--- START OF Source material ---
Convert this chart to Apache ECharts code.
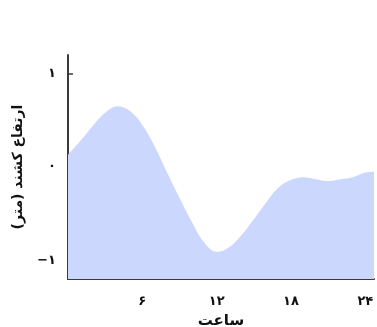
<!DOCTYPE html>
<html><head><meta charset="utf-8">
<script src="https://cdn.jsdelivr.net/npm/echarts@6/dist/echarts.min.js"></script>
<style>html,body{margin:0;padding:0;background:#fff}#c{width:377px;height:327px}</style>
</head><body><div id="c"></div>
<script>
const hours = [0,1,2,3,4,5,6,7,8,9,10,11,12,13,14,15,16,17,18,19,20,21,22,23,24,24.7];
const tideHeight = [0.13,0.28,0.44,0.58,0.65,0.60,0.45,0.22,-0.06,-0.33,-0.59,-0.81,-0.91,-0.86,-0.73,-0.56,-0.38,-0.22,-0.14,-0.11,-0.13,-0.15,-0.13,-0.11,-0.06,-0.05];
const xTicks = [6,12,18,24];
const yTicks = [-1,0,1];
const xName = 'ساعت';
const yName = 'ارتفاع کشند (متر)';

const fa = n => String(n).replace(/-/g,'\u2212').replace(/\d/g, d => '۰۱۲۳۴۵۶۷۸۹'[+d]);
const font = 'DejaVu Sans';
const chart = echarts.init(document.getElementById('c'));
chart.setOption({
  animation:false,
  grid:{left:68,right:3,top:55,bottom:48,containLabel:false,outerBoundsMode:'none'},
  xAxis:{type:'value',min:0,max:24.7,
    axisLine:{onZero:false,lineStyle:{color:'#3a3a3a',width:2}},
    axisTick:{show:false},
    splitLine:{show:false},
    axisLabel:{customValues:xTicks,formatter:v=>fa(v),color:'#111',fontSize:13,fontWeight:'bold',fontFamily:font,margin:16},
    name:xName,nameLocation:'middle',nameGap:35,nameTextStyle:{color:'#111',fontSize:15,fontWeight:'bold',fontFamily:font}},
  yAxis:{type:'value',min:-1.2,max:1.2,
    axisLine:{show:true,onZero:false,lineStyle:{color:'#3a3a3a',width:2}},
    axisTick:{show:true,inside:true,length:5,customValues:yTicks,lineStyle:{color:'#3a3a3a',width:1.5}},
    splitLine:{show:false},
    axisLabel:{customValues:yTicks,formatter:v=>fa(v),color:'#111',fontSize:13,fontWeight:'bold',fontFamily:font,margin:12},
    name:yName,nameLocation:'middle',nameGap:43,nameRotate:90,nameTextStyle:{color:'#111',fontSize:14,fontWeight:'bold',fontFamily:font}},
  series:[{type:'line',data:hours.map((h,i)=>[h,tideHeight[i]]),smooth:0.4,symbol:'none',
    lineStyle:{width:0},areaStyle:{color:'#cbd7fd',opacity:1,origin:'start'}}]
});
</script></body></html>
--- END OF Source material ---
--- START OF Source material ---
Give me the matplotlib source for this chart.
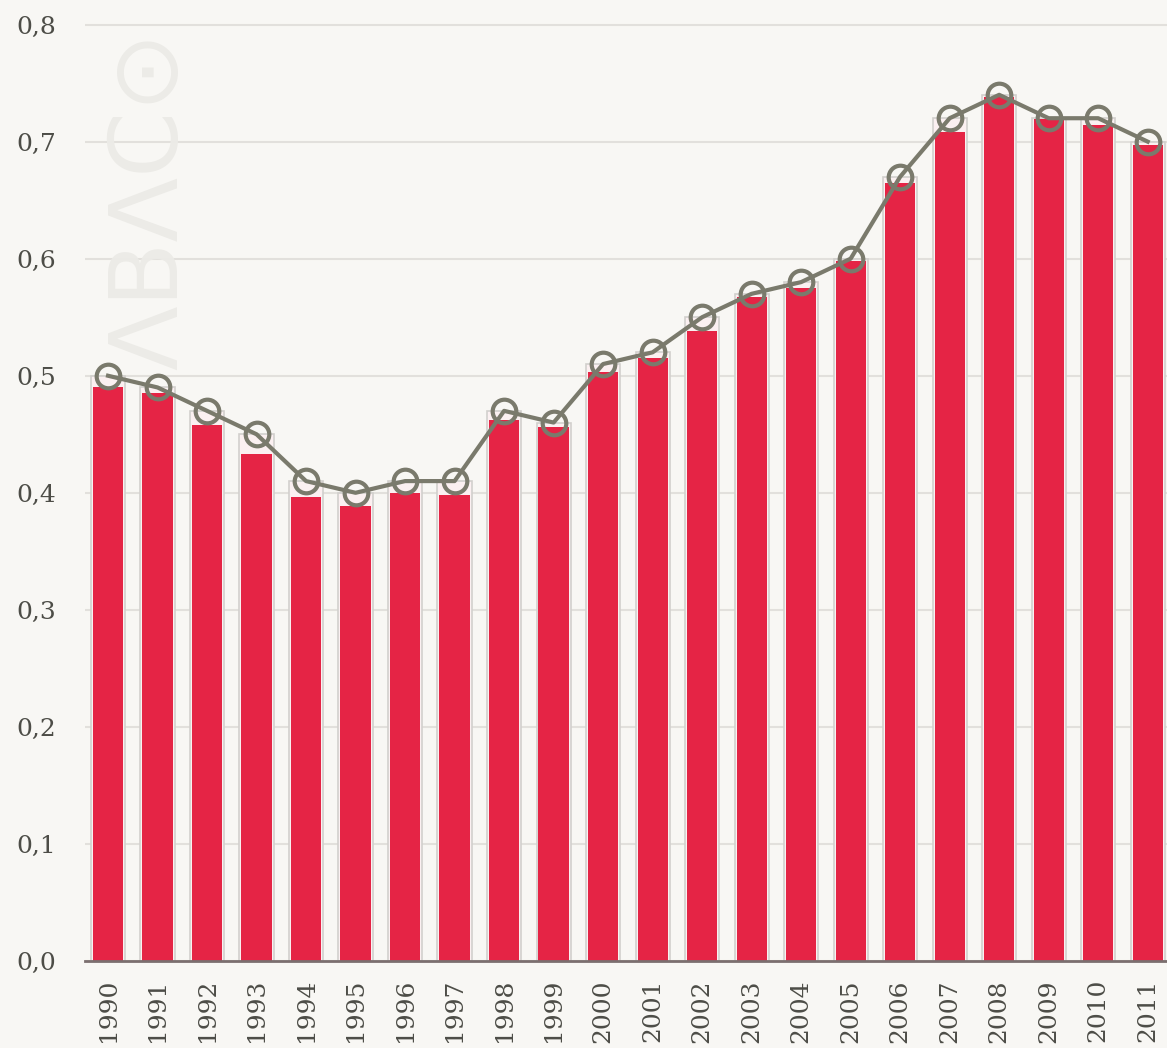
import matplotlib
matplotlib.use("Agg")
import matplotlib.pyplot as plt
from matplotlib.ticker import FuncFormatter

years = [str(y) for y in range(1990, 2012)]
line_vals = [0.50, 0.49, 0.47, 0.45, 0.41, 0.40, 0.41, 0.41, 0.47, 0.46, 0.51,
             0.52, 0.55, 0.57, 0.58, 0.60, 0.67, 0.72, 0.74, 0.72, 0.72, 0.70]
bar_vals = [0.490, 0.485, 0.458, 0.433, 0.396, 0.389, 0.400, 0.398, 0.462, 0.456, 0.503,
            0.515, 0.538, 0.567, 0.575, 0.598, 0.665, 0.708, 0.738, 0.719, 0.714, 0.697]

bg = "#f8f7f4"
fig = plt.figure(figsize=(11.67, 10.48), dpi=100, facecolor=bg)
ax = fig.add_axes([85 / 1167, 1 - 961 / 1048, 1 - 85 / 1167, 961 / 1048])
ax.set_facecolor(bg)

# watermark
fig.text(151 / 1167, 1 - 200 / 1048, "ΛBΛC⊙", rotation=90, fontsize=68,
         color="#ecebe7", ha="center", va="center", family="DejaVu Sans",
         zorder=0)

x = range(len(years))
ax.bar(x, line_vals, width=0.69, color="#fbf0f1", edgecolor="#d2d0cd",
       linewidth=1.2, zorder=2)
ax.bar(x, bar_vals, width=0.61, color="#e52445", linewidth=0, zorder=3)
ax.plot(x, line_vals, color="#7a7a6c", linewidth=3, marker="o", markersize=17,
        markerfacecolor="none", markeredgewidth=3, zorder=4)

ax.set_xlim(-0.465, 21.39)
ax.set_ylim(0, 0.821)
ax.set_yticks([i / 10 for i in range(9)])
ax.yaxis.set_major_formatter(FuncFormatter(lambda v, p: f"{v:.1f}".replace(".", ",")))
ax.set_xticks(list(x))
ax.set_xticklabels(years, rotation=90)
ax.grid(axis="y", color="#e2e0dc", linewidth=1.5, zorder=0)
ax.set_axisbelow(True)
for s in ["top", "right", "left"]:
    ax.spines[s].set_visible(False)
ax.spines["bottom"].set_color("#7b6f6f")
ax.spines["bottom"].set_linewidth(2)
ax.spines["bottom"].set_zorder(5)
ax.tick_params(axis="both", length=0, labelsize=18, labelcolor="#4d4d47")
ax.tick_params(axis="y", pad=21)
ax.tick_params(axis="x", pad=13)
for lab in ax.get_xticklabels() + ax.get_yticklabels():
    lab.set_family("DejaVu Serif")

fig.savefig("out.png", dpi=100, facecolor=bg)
--- END OF Source material ---
Reproduce, starting at the line containing "Convert this chart to Apache ECharts code." and stopping after the line containing "const yName = 'ارتفاع کشند (متر)';", each of those lines exactly and no others; leave pictures out.

Convert this chart to Apache ECharts code.
<!DOCTYPE html>
<html><head><meta charset="utf-8">
<script src="https://cdn.jsdelivr.net/npm/echarts@6/dist/echarts.min.js"></script>
<style>html,body{margin:0;padding:0;background:#fff}#c{width:377px;height:327px}</style>
</head><body><div id="c"></div>
<script>
const hours = [0,1,2,3,4,5,6,7,8,9,10,11,12,13,14,15,16,17,18,19,20,21,22,23,24,24.7];
const tideHeight = [0.13,0.28,0.44,0.58,0.65,0.60,0.45,0.22,-0.06,-0.33,-0.59,-0.81,-0.91,-0.86,-0.73,-0.56,-0.38,-0.22,-0.14,-0.11,-0.13,-0.15,-0.13,-0.11,-0.06,-0.05];
const xTicks = [6,12,18,24];
const yTicks = [-1,0,1];
const xName = 'ساعت';
const yName = 'ارتفاع کشند (متر)';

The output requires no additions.